Set the listing down again in full, word for word, with the pictures left out.

■ ■ ■ ■ ■ ■ ■

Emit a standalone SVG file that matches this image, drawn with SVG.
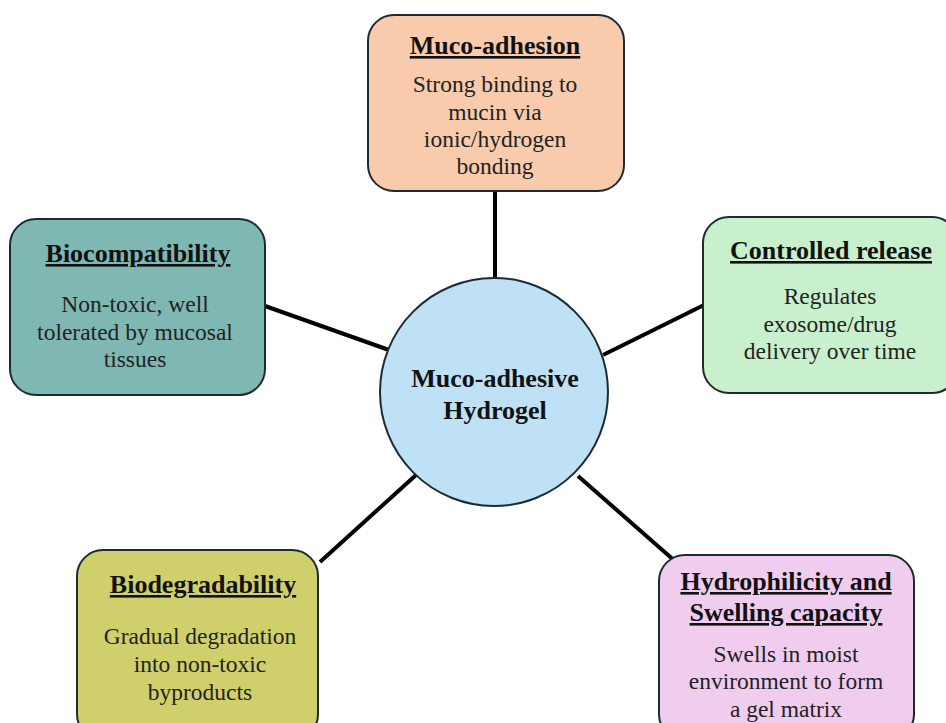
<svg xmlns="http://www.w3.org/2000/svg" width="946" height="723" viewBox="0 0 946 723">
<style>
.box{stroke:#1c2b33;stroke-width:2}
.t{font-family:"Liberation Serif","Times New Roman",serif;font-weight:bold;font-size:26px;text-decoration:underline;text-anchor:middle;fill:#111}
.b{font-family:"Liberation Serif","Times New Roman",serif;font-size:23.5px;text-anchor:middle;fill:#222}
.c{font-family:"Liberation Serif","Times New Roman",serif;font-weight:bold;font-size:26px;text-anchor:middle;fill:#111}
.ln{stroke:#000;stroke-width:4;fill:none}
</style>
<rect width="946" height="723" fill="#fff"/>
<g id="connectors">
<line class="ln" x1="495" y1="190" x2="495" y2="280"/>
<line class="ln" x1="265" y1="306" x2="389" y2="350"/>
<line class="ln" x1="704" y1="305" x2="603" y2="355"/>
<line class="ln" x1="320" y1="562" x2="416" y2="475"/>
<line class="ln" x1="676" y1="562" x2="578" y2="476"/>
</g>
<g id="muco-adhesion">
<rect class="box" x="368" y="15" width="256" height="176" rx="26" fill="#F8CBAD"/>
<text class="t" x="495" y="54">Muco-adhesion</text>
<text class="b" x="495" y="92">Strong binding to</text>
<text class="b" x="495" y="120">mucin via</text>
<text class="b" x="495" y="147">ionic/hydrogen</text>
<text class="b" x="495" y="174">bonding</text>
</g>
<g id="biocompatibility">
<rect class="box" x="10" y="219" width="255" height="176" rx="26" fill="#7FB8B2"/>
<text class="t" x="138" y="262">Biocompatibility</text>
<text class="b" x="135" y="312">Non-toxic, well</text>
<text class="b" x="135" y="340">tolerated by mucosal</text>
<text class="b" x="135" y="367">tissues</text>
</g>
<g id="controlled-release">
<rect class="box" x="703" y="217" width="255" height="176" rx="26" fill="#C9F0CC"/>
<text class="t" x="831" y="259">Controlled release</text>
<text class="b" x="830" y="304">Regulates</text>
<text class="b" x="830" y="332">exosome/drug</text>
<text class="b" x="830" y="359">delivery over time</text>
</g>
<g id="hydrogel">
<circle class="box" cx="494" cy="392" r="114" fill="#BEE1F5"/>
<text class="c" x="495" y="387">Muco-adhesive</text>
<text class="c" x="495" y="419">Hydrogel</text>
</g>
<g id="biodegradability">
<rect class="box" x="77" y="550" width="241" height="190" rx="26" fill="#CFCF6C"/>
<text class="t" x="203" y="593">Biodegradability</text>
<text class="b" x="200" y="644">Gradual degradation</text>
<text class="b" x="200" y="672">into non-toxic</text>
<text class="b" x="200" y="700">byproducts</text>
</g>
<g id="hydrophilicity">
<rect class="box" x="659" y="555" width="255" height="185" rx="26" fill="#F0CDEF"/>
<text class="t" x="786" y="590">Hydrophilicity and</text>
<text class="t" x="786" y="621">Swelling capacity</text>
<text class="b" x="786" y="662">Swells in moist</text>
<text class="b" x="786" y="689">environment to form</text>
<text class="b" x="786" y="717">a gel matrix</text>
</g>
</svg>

■ ■ ■ ■ ■ ■ ■

#### [Reply to the exercise]
Emit a standalone SVG file that matches this image, drawn with SVG.
<svg xmlns="http://www.w3.org/2000/svg" width="946" height="723" viewBox="0 0 946 723">
<style>
.box{stroke:#1c2b33;stroke-width:2}
.t{font-family:"Liberation Serif","Times New Roman",serif;font-weight:bold;font-size:26px;text-decoration:underline;text-anchor:middle;fill:#111}
.b{font-family:"Liberation Serif","Times New Roman",serif;font-size:23.5px;text-anchor:middle;fill:#222}
.c{font-family:"Liberation Serif","Times New Roman",serif;font-weight:bold;font-size:26px;text-anchor:middle;fill:#111}
.ln{stroke:#000;stroke-width:4;fill:none}
</style>
<rect width="946" height="723" fill="#fff"/>
<g id="connectors">
<line class="ln" x1="495" y1="190" x2="495" y2="280"/>
<line class="ln" x1="265" y1="306" x2="389" y2="350"/>
<line class="ln" x1="704" y1="305" x2="603" y2="355"/>
<line class="ln" x1="320" y1="562" x2="416" y2="475"/>
<line class="ln" x1="676" y1="562" x2="578" y2="476"/>
</g>
<g id="muco-adhesion">
<rect class="box" x="368" y="15" width="256" height="176" rx="26" fill="#F8CBAD"/>
<text class="t" x="495" y="54">Muco-adhesion</text>
<text class="b" x="495" y="92">Strong binding to</text>
<text class="b" x="495" y="120">mucin via</text>
<text class="b" x="495" y="147">ionic/hydrogen</text>
<text class="b" x="495" y="174">bonding</text>
</g>
<g id="biocompatibility">
<rect class="box" x="10" y="219" width="255" height="176" rx="26" fill="#7FB8B2"/>
<text class="t" x="138" y="262">Biocompatibility</text>
<text class="b" x="135" y="312">Non-toxic, well</text>
<text class="b" x="135" y="340">tolerated by mucosal</text>
<text class="b" x="135" y="367">tissues</text>
</g>
<g id="controlled-release">
<rect class="box" x="703" y="217" width="255" height="176" rx="26" fill="#C9F0CC"/>
<text class="t" x="831" y="259">Controlled release</text>
<text class="b" x="830" y="304">Regulates</text>
<text class="b" x="830" y="332">exosome/drug</text>
<text class="b" x="830" y="359">delivery over time</text>
</g>
<g id="hydrogel">
<circle class="box" cx="494" cy="392" r="114" fill="#BEE1F5"/>
<text class="c" x="495" y="387">Muco-adhesive</text>
<text class="c" x="495" y="419">Hydrogel</text>
</g>
<g id="biodegradability">
<rect class="box" x="77" y="550" width="241" height="190" rx="26" fill="#CFCF6C"/>
<text class="t" x="203" y="593">Biodegradability</text>
<text class="b" x="200" y="644">Gradual degradation</text>
<text class="b" x="200" y="672">into non-toxic</text>
<text class="b" x="200" y="700">byproducts</text>
</g>
<g id="hydrophilicity">
<rect class="box" x="659" y="555" width="255" height="185" rx="26" fill="#F0CDEF"/>
<text class="t" x="786" y="590">Hydrophilicity and</text>
<text class="t" x="786" y="621">Swelling capacity</text>
<text class="b" x="786" y="662">Swells in moist</text>
<text class="b" x="786" y="689">environment to form</text>
<text class="b" x="786" y="717">a gel matrix</text>
</g>
</svg>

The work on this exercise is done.